Goal:
Among the entries that follow, locate the line with "Recreate this image" and the line with "(0,0) rectangle (27.65,11.825);". Output those lines and all lines in between, exactly, minus the pictures.

Data section:
--------------------------------------------------
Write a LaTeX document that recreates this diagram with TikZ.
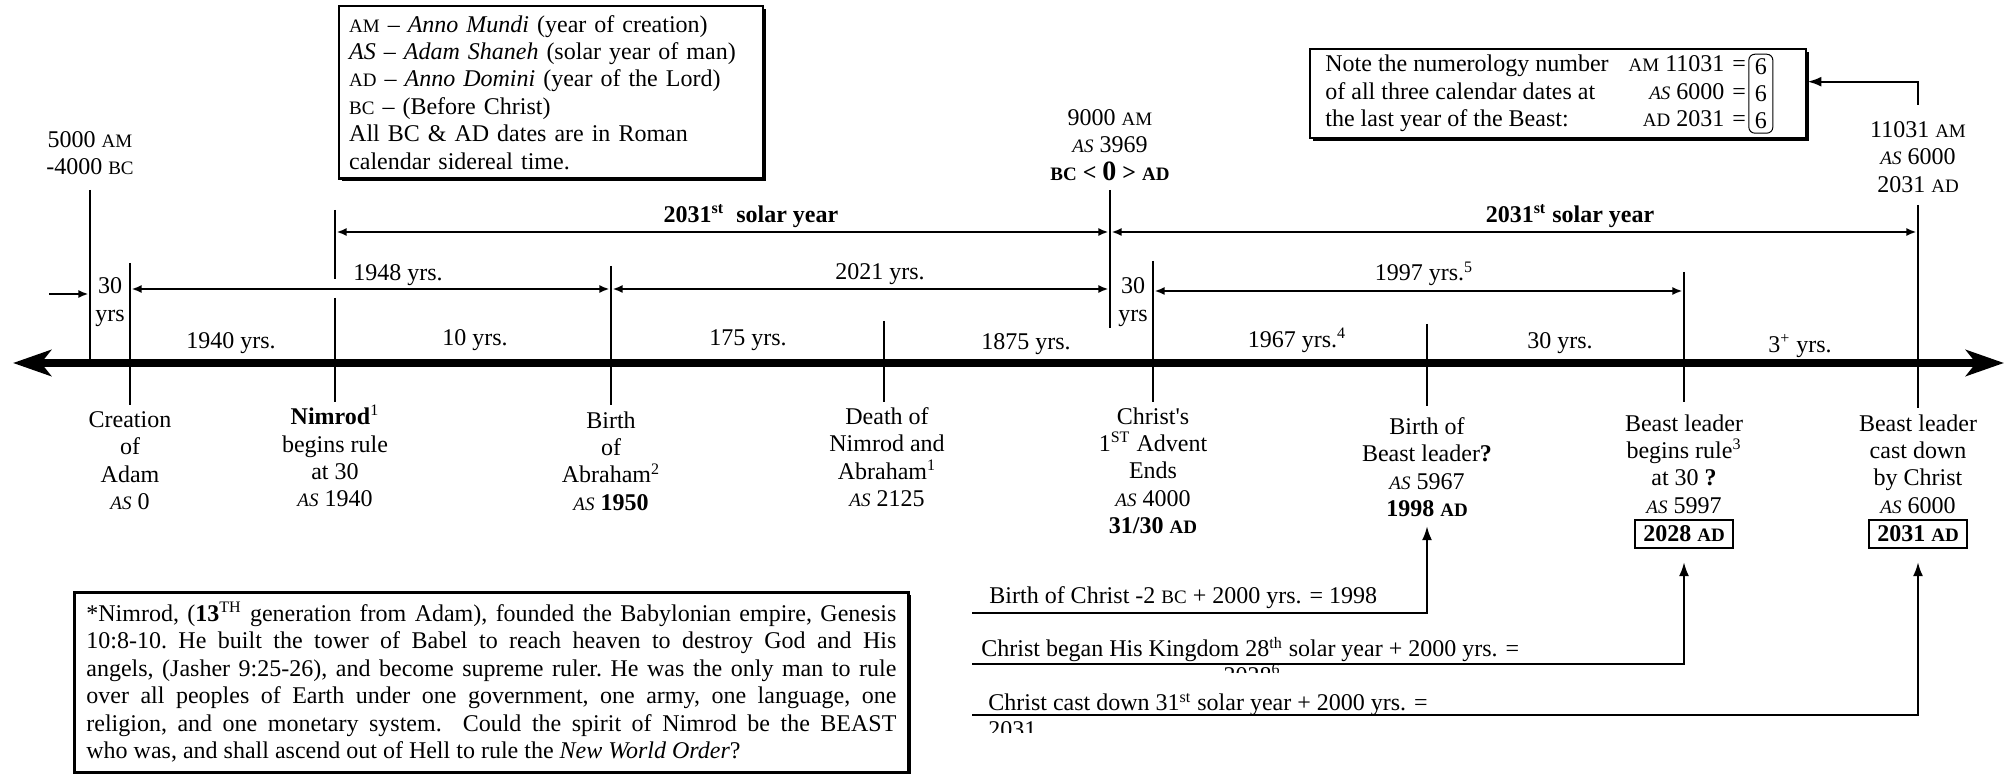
\documentclass[tikz,border=0pt]{standalone}
\usepackage{fontspec}
\setmainfont{Liberation Serif}
\usetikzlibrary{arrows.meta,positioning,shadows}
\newcommand{\scap}[1]{{\fontsize{9.5}{10}\selectfont #1}}
\newcommand{\asx}{\textit{\scap{AS}}}

\begin{document}
\begin{tikzpicture}[x=0.5pt, y=-0.5pt,
  every node/.style={font=\fontsize{12}{13.7}\selectfont, inner sep=0pt},
  tickln/.style={line width=0.7pt},
  spanln/.style={line width=0.9pt, {Latex[length=5pt,width=4pt]}-{Latex[length=5pt,width=4pt]}, shorten <=0.8pt, shorten >=0.8pt},
  feedln/.style={line width=1.1pt, -{Latex[length=7pt,width=5pt]}},
  datelbl/.style={align=center, anchor=north},
  yrlbl/.style={anchor=center},
  notebox/.style={draw, line width=1.2pt, fill=white, drop shadow={shadow xshift=1.3pt, shadow yshift=-1.3pt, fill=black, opacity=1}},
  adbox/.style={draw, line width=1pt, inner xsep=4pt, inner ysep=3pt}]
  \useasboundingbox (0,0) rectangle (2014,774);

  % main time axis
  \coordinate (axL) at (13,363);
  \coordinate (axR) at (2004,363);
  \draw[line width=4pt, {Stealth[length=19pt,width=13pt,inset=5pt]}-{Stealth[length=19pt,width=13pt,inset=5pt]}] (axL) -- (axR);

  % ticks
  \foreach \x/\ya/\yb in {90/190/363, 130/263/405, 335/210/279, 335/298/402, 611/266/405, 884/321/402,
      1110/190/328, 1153/261/402, 1427/324/406, 1684/272/402, 1918/205/408}
    \draw[tickln] (\x,\ya) -- (\x,\yb);

  % top dates
  \node[datelbl] (topam) at (90,131) {5000 \scap{AM}\\-4000 \scap{BC}};
  \node[datelbl] (topzero) at (1110,109) {9000 \scap{AM}\\\asx{} 3969\\\textbf{\scap{BC} < {\fontsize{14}{14}\selectfont 0} > \scap{AD}}};
  \node[datelbl] (topend) at (1918,121) {11031 \scap{AM}\\\asx{} 6000\\2031 \scap{AD}};

  % legend
  \node[notebox, anchor=north west, align=left, text width=202pt, inner xsep=5pt, inner ysep=4.5pt] (legend) at (338,5)
    {\scap{AM} -- \textit{Anno Mundi} (year of creation)\\
     \textit{AS} -- \textit{Adam Shaneh} (solar year of man)\\
     \scap{AD} -- \textit{Anno Domini} (year of the Lord)\\
     \scap{BC} -- (Before Christ)\\
     All BC \& AD dates are in Roman\\
     calendar sidereal time.};

  % numerology note
  \node[notebox, anchor=north west, minimum width=248pt, minimum height=44.5pt] (numnote) at (1309,48) {};
  \node[anchor=west] (numtxt) at ([xshift=8pt]numnote.west)
    {\begin{tabular}{@{}l@{\hspace{10pt}}r@{\hspace{4pt}}l@{}}
      Note the numerology number & \scap{AM} 11031 & =\\
      of all three calendar dates at & \asx{} 6000 & =\\
      the last year of the Beast: & \scap{AD} 2031 & =
    \end{tabular}};
  \node[draw, rounded corners=3pt, line width=0.5pt, align=center, inner xsep=3pt, inner ysep=2pt, right=1pt of numtxt] (sixes) {6\\6\\6};
  \coordinate (numtop) at (1918,105);
  \draw[feedln] (numtop) |- ([yshift=6pt]numnote.east);

  % spans
  \coordinate (sNim) at (335,232);
  \coordinate (sZero) at (1110,232);
  \coordinate (sEnd) at (1918,232);
  \draw[spanln] (sNim) -- (sZero);
  \draw[spanln] (sZero) -- (sEnd);
  \node[yrlbl] (solarA) at (751,216) {\textbf{2031\textsuperscript{st}\ \ solar year}};
  \node[yrlbl] (solarB) at (1570,216) {\textbf{2031\textsuperscript{st} solar year}};

  \coordinate (sCre) at (130,289);
  \coordinate (sAbr) at (611,289);
  \coordinate (sZero2) at (1110,289);
  \coordinate (sChr) at (1153,291);
  \coordinate (sRule) at (1684,291);
  \coordinate (sIn) at (49,294);
  \coordinate (sAm) at (90,294);
  \draw[spanln] (sCre) -- (sAbr);
  \draw[spanln] (sAbr) -- (sZero2);
  \draw[spanln] (sChr) -- (sRule);
  \draw[line width=0.9pt, -{Latex[length=5pt,width=4pt]}, shorten >=0.8pt] (sIn) -- (sAm);
  \node[yrlbl] (y1948) at (398,275) {1948 yrs.};
  \node[yrlbl] (y2021) at (880,274) {2021 yrs.};
  \node[yrlbl] (y1997) at (1424,274) {1997 yrs.\textsuperscript{5}};
  \node[yrlbl, align=center] (thirtyA) at (110,302) {30\\yrs};
  \node[yrlbl, align=center] (thirtyB) at (1133,302) {30\\yrs};

  % intervals on the axis
  \node[yrlbl] (y1940) at (231,343) {1940 yrs.};
  \node[yrlbl] (y10) at (475,340) {10 yrs.};
  \node[yrlbl] (y175) at (748,340) {175 yrs.};
  \node[yrlbl] (y1875) at (1026,344) {1875 yrs.};
  \node[yrlbl] (y1967) at (1297,340) {1967 yrs.\textsuperscript{4}};
  \node[yrlbl] (y30) at (1560,343) {30 yrs.};
  \node[yrlbl] (y3) at (1800,346) {3\textsuperscript{+} yrs.};

  % events
  \node[datelbl] (creation) at (130,411) {Creation\\of\\Adam\\\asx{} 0};
  \node[datelbl] (nimrod) at (335,405) {\textbf{Nimrod}\textsuperscript{1}\\begins rule\\at 30\\\asx{} 1940};
  \node[datelbl] (abraham) at (611,411) {Birth\\of\\Abraham\textsuperscript{2}\\\asx{} \textbf{1950}};
  \node[datelbl] (death) at (887,407) {Death of\\Nimrod and\\Abraham\textsuperscript{1}\\\asx{} 2125};
  \node[datelbl] (christ) at (1153,407) {Christ\textquotesingle s\\1\textsuperscript{ST} Advent\\Ends\\\asx{} 4000\\\textbf{31/30 \scap{AD}}};
  \node[datelbl] (bbirth) at (1427,417) {Birth of\\Beast leader\textbf{?}\\\asx{} 5967\\\textbf{1998 \scap{AD}}};
  \node[datelbl] (brule) at (1684,414) {Beast leader\\begins rule\textsuperscript{3}\\at 30 \textbf{?}\\\asx{} 5997};
  \node[adbox] (rulead) at (1684,534) {\textbf{2028 \scap{AD}}};
  \node[datelbl] (bend) at (1918,414) {Beast leader\\cast down\\ by Christ\\\asx{} 6000};
  \node[adbox] (endad) at (1918,534) {\textbf{2031 \scap{AD}}};

  % 2000 year links
  \coordinate (fBirth) at (972,613);
  \coordinate (fRule) at (972,664);
  \coordinate (fEnd) at (972,715);
  \draw[feedln, shorten >=4.5pt] (fBirth) -| (bbirth.south);
  \draw[feedln, shorten >=6.5pt] (fRule) -| (rulead.south);
  \draw[feedln, shorten >=6.5pt] (fEnd) -| (endad.south);
  \node[anchor=base west] (fBirthtxt) at (989,604) {Birth of Christ -2 \scap{BC} + 2000 yrs. = 1998};
  \node[anchor=base west] (fRuletxt) at (981,657) {Christ began His Kingdom 28\textsuperscript{th} solar year + 2000 yrs. =};
  \node[anchor=base west] (fEndtxt) at (988,711) {Christ cast down 31\textsuperscript{st} solar year + 2000 yrs. =};
  \begin{scope}
    \clip (1150,666) rectangle (1350,673);
    \node[anchor=base] (fRulenum) at (1252,683) {2028\textsuperscript{6}};
  \end{scope}
  \begin{scope}
    \clip (980,720) rectangle (1100,733);
    \node[anchor=base west] (fEndnum) at (988,738) {2031};
  \end{scope}

  % Nimrod note
  \node[notebox, anchor=north west, text width=405pt, align=justify, line width=1.4pt, inner xsep=6pt, inner ysep=5pt] (nimnote) at (73,591)
    {\frenchspacing *Nimrod, (\textbf{13}\textsuperscript{TH} generation from Adam), founded the Babylonian empire, Genesis\linebreak
     10:8-10. He built the tower of Babel to reach heaven to destroy God and His\linebreak
     angels, (Jasher 9:25-26), and become supreme ruler. He was the only man to rule\linebreak
     over all peoples of Earth under one government, one army, one language, one\linebreak
     religion, and one monetary system.\ \ Could the spirit of Nimrod be the BEAST\linebreak
     who was, and shall ascend out of Hell to rule the \textit{New World Order}?};
\end{tikzpicture}
\end{document}
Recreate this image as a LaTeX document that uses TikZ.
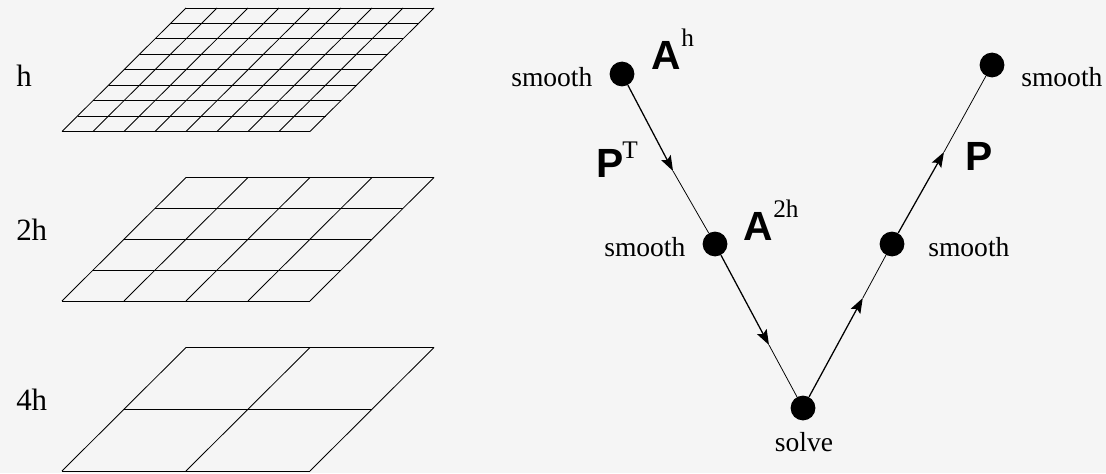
\documentclass[tikz,border=0pt]{standalone}
\usepackage{fontspec}
\setmainfont{Liberation Serif}
\setsansfont{Liberation Sans}
\usetikzlibrary{arrows.meta,positioning}
\definecolor{paper}{HTML}{F5F5F5}
\newcommand{\gridplane}[2]{% bottom edge y, cells per side
  \pgfmathsetmacro{\cellw}{6.2/#2}
  \pgfmathsetmacro{\cellx}{3.1/#2}
  \pgfmathsetmacro{\celly}{3.0875/#2}
  \foreach \i in {0,...,#2} {
    \draw[gridline] ({1.55+\i*\cellw},#1) -- ({4.65+\i*\cellw},{#1+3.0875});
    \draw[gridline] ({1.55+\i*\cellx},{#1+\i*\celly}) -- ({7.75+\i*\cellx},{#1+\i*\celly});
  }
}

\begin{document}
\begin{tikzpicture}[
  gridline/.style={draw,line width=.6pt},
  dot/.style={circle,fill=black,inner sep=0pt,minimum size=.62cm},
  label/.style={anchor=base west,inner sep=0pt,font=\fontsize{19.6}{22}\selectfont},
  level/.style={anchor=base west,inner sep=0pt,font=\fontsize{22}{24}\selectfont},
  sup/.style={anchor=base west,inner sep=0pt,font=\fontsize{18}{20}\selectfont},
  mat/.style={anchor=base west,inner sep=0pt,font=\fontsize{29}{31}\selectfont\sffamily\bfseries},
  headline/.style={-{Stealth[length=.38cm,width=.27cm,inset=.07cm]},line width=.9pt},
  tailline/.style={line width=.55pt},
]
  \fill[paper] (0,0) rectangle (27.65,11.825);

  % grids
  \gridplane{8.5375}{8}
  \gridplane{4.3}{4}
  \gridplane{.05}{2}
  \node[level] (levelh) at (.4,9.675) {h};
  \node[level] (level2h) at (.4,5.825) {2h};
  \node[level] (level4h) at (.4,1.575) {4h};

  % v cycle
  \node[dot] (topL) at (15.55,9.975) {};
  \node[dot] (midL) at (17.875,5.725) {};
  \node[dot] (bottom) at (20.075,1.625) {};
  \node[dot] (midR) at (22.3,5.725) {};
  \node[dot] (topR) at (24.8,10.2) {};

  \coordinate (tipA) at (16.825,7.55);
  \coordinate (tipB) at (19.225,3.2);
  \coordinate (tipC) at (21.57,4.375);
  \coordinate (tipD) at (23.6,8.025);

  \draw[headline] (topL) -- (tipA);
  \draw[tailline] (tipA) -- (midL);
  \draw[headline] (midL) -- (tipB);
  \draw[tailline] (tipB) -- (bottom);
  \draw[headline] (bottom) -- (tipC);
  \draw[tailline] (tipC) -- (midR);
  \draw[headline] (midR) -- (tipD);
  \draw[tailline] (tipD) -- (topR);

  \node[label] (smoothA) at (12.775,9.675) {smooth};
  \node[label] (smoothB) at (15.1,5.425) {smooth};
  \node[label] (smoothC) at (23.2,5.425) {smooth};
  \node[label] (smoothD) at (25.525,9.675) {smooth};
  \node[label,anchor=base] (solve) at (20.1,.55) {solve};

  \node[mat] (Atop) at (16.275,10.075) {A};
  \node[sup] (Atopsup) at (17.025,10.65) {h};
  \node[mat] (Amid) at (18.575,5.825) {A};
  \node[sup] (Amidsup) at (19.325,6.4) {2h};
  \node[mat] (Pleft) at (14.9,7.4) {P};
  \node[sup] (Pleftsup) at (15.55,7.875) {T};
  \node[mat] (Pright) at (24.125,7.575) {P};
\end{tikzpicture}
\end{document}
--------------------------------------------------
Full output:
Recreate this image as a LaTeX document that uses TikZ.
\documentclass[tikz,border=0pt]{standalone}
\usepackage{fontspec}
\setmainfont{Liberation Serif}
\setsansfont{Liberation Sans}
\usetikzlibrary{arrows.meta,positioning}
\definecolor{paper}{HTML}{F5F5F5}
\newcommand{\gridplane}[2]{% bottom edge y, cells per side
  \pgfmathsetmacro{\cellw}{6.2/#2}
  \pgfmathsetmacro{\cellx}{3.1/#2}
  \pgfmathsetmacro{\celly}{3.0875/#2}
  \foreach \i in {0,...,#2} {
    \draw[gridline] ({1.55+\i*\cellw},#1) -- ({4.65+\i*\cellw},{#1+3.0875});
    \draw[gridline] ({1.55+\i*\cellx},{#1+\i*\celly}) -- ({7.75+\i*\cellx},{#1+\i*\celly});
  }
}

\begin{document}
\begin{tikzpicture}[
  gridline/.style={draw,line width=.6pt},
  dot/.style={circle,fill=black,inner sep=0pt,minimum size=.62cm},
  label/.style={anchor=base west,inner sep=0pt,font=\fontsize{19.6}{22}\selectfont},
  level/.style={anchor=base west,inner sep=0pt,font=\fontsize{22}{24}\selectfont},
  sup/.style={anchor=base west,inner sep=0pt,font=\fontsize{18}{20}\selectfont},
  mat/.style={anchor=base west,inner sep=0pt,font=\fontsize{29}{31}\selectfont\sffamily\bfseries},
  headline/.style={-{Stealth[length=.38cm,width=.27cm,inset=.07cm]},line width=.9pt},
  tailline/.style={line width=.55pt},
]
  \fill[paper] (0,0) rectangle (27.65,11.825);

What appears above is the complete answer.